Capital Collections is Edinburgh Libraries' online image library. The project was initiated to provide greater access to some of the 100,000 images within its collections. The website was launched in February 2008 with an accompanying exhibition, entitled “Edinburgh Past and Present”, featuring images chosen by personalities connected with the city. Some of the celebrities who selected and commented on images from the collection included swimmer Kirsty Balfour, impressionist Rory Bremner, former Bishop of Edinburgh Richard Holloway, and children’s author Aileen Paterson. Six years later, nearly 35,000 images have been digitised and more than 8000 images are available to view online.

==World Heritage Site==
The digitisation project was part-funded by Edinburgh World Heritage Trust, to allow users access to the rare and unique material relating to the Old and New Towns of the UNESCO World Heritage Site. The website gives people all over the globe an educational tool to learn more about their family history and cultural roots.

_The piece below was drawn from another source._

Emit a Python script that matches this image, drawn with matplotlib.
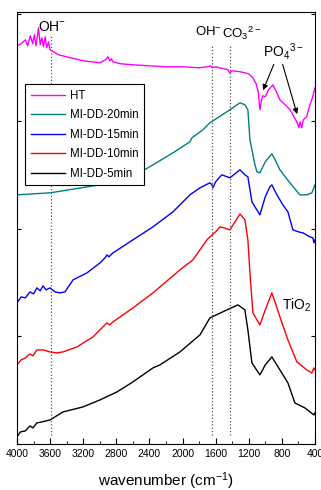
import matplotlib
matplotlib.use('Agg')
import matplotlib.pyplot as plt
from matplotlib.ticker import MultipleLocator

plt.rcParams['font.family'] = ['Liberation Sans', 'DejaVu Sans']
plt.rcParams['mathtext.default'] = 'regular'

# FTIR spectra, wavenumber (cm-1) and offset transmittance (a.u.)
ht_w = [4000, 3950, 3900, 3870, 3840, 3810, 3790, 3770, 3740, 3720, 3700, 3680, 3660, 3640, 3620,
        3600, 3560, 3500, 3400, 3300, 3200, 3000, 2930, 2900, 2880, 2860, 2840, 2750, 2600, 2400,
        2200, 2000, 1800, 1700, 1660, 1640, 1600, 1550, 1500, 1450, 1430, 1400, 1300, 1200, 1150,
        1110, 1085, 1065, 1045, 1030, 1000, 960, 907, 860, 823, 760, 700, 666, 620, 593, 580, 560,
        540, 500, 460, 430, 400]
ht_y = [398, 400, 404, 398, 408, 400, 409, 398, 416, 399, 406, 397, 407, 396, 402,
        394, 392, 389, 387, 385, 383, 381, 384, 387, 383, 385, 382, 380, 379, 378,
        377, 377, 376, 377, 378, 376, 377, 376, 375, 374, 371, 373, 372, 370, 366,
        360, 352, 334, 344, 348, 347, 354, 359, 351, 344, 339, 334, 329, 322, 316, 322, 316,
        324, 327, 339, 346, 356]

dd20_w = [4000, 3600, 3000, 2600, 2357, 2115, 1910, 1886, 1753, 1669, 1427, 1306, 1246, 1210,
          1185, 1125, 1101, 1065, 1000, 920, 880, 823, 702, 582, 497, 437, 412, 400]
dd20_y = [249, 251, 259, 267, 279, 291, 302, 306, 314, 321, 334, 341, 339, 334,
          304, 279, 272, 271, 282, 290, 284, 274, 261, 249, 249, 251, 256, 259]

dd15_w = [4000, 3950, 3900, 3843, 3800, 3760, 3720, 3686, 3650, 3601, 3541, 3481, 3420, 3323,
          3154, 2997, 2937, 2913, 2890, 2840, 2599, 2357, 2115, 1910, 1789, 1669, 1644, 1632,
          1600, 1548, 1524, 1427, 1306, 1246, 1210, 1161, 1065, 1000, 944, 920, 859, 787, 726,
          666, 600, 545, 461, 424, 412, 400]
dd15_y = [141, 147, 146, 152, 150, 156, 153, 158, 154, 156, 152, 151, 152, 164,
          171, 181, 186, 189, 187, 191, 204, 217, 232, 249, 256, 261, 259, 256,
          262, 267, 269, 266, 274, 269, 267, 242, 229, 247, 257, 259, 249, 239, 232,
          214, 212, 211, 207, 206, 201, 204]

dd10_w = [4000, 3950, 3900, 3843, 3807, 3760, 3686, 3601, 3517, 3444, 3275, 3082, 2913, 2880,
          2840, 2599, 2357, 2031, 1874, 1705, 1669, 1600, 1548, 1500, 1427, 1350, 1306, 1246,
          1210, 1185, 1161, 1149, 1065, 1000, 920, 870, 823, 726, 618, 497, 437, 412, 400]
dd10_y = [79, 84, 86, 90, 88, 94, 94, 92, 91, 92, 97, 107, 121, 119,
          122, 136, 151, 174, 184, 204, 207, 212, 217, 216, 214, 224, 230, 224,
          204, 171, 144, 131, 119, 134, 151, 139, 127, 104, 82, 74, 71, 76, 74]

dd5_w = [4000, 3960, 3900, 3843, 3807, 3760, 3700, 3601, 3444, 3203, 2997, 2792, 2599, 2357,
         2273, 2031, 1789, 1669, 1463, 1330, 1246, 1210, 1161, 1065, 1000, 920, 823, 726, 642,
         521, 412, 400]
dd5_y = [7, 12, 13, 18, 16, 21, 22, 24, 32, 37, 44, 52, 62, 76,
         79, 92, 109, 126, 134, 139, 134, 114, 81, 69, 79, 87, 74, 61, 41,
         36, 29, 31]

series = [('HT', ht_w, ht_y, '#ff00ff'),
          ('MI-DD-20min', dd20_w, dd20_y, '#008080'),
          ('MI-DD-15min', dd15_w, dd15_y, '#0000ff'),
          ('MI-DD-10min', dd10_w, dd10_y, '#ff0000'),
          ('MI-DD-5min', dd5_w, dd5_y, '#000000')]

fig = plt.figure(figsize=(3.21, 4.90), dpi=100)
ax = fig.add_axes([0.053, 0.094, 0.928, 0.882])

for name, w, y, c in series:
    ax.plot(w, y, color=c, lw=1.0, label=name)

# band markers
ax.plot([3590, 3590], [9, 408], ls=':', color='#555555', lw=0.9)
ax.plot([1640, 1640], [9, 399], ls=':', color='#555555', lw=0.9)
ax.plot([1430, 1430], [9, 399], ls=':', color='#555555', lw=0.9)

ax.text(3577, 417, 'OH$^{-}$', fontsize=10, ha='center', va='center')
ax.text(1850, 412, 'OH$^{-}$', fontsize=9.5, ha='left', va='center')
ax.text(1525, 410, 'CO$_3$$^{2-}$', fontsize=9.5, ha='left', va='center')
ax.text(787, 392, 'PO$_4$$^{3-}$', fontsize=10, ha='center', va='center')
ax.text(618, 139, 'TiO$_2$', fontsize=10, ha='center', va='center')

arrow = dict(arrowstyle='-|>', color='black', lw=0.8, mutation_scale=8)
ax.annotate('', xy=(1040, 351), xytext=(883, 382), arrowprops=arrow)
ax.annotate('', xy=(606, 327), xytext=(799, 382), arrowprops=arrow)

ax.set_xlim(4000, 400)
ax.set_ylim(0, 432)
ax.xaxis.set_major_locator(MultipleLocator(400))
ax.xaxis.set_minor_locator(MultipleLocator(200))
ax.set_yticks([0, 107.5, 215, 322.5, 430])
ax.set_yticklabels([])
ax.tick_params(axis='both', which='both', direction='in', labelsize=7.5)
ax.tick_params(axis='y', right=True, length=3)
ax.tick_params(axis='x', which='major', length=4)
ax.tick_params(axis='x', which='minor', length=2)
ax.set_xlabel('wavenumber (cm$^{-1}$)', fontsize=11, labelpad=8)

leg = ax.legend(loc='upper left', bbox_to_anchor=(0.027, 0.833), borderaxespad=0,
                fontsize=8.3, frameon=True, fancybox=False, framealpha=1,
                edgecolor='black', handlelength=3.0, handletextpad=0.4,
                labelspacing=0.65, borderpad=0.5)
leg.get_frame().set_linewidth(0.8)

fig.savefig('out.png', dpi=100)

The photographer involved with the project have the opportunity to take contemporary photographs of the city. The modern images compliment and provide comparisons with the early photographs of Edinburgh, as well as providing a valuable record of the changes occurring in the city.

==Collections==
The Special Collections within the departments of Central Library contain materials representing Edinburgh and Scotland’s social, cultural and architectural heritage. They contain items of international importance in a variety of media, including paintings, Japanese prints, engravings and drawings. Capital Collections displays a particularly strong collection of early photography, most notably including work by the founding fathers of modern photography Hill & Adamson as well as lesser known pioneers, Archibald Burns, Thomas Keith and Thomas Begbie. Other artists of note include Walter Geikie, John Kay, Alexander Nasmyth and James Skene.

==New Developments==
Capital Collections is also represented on Flickr giving further digital access to otherwise hard to reach resources. By adopting this alternative approach to digital media, the project is attempting to engage with new online audiences through the principles of photo sharing and user-generated content.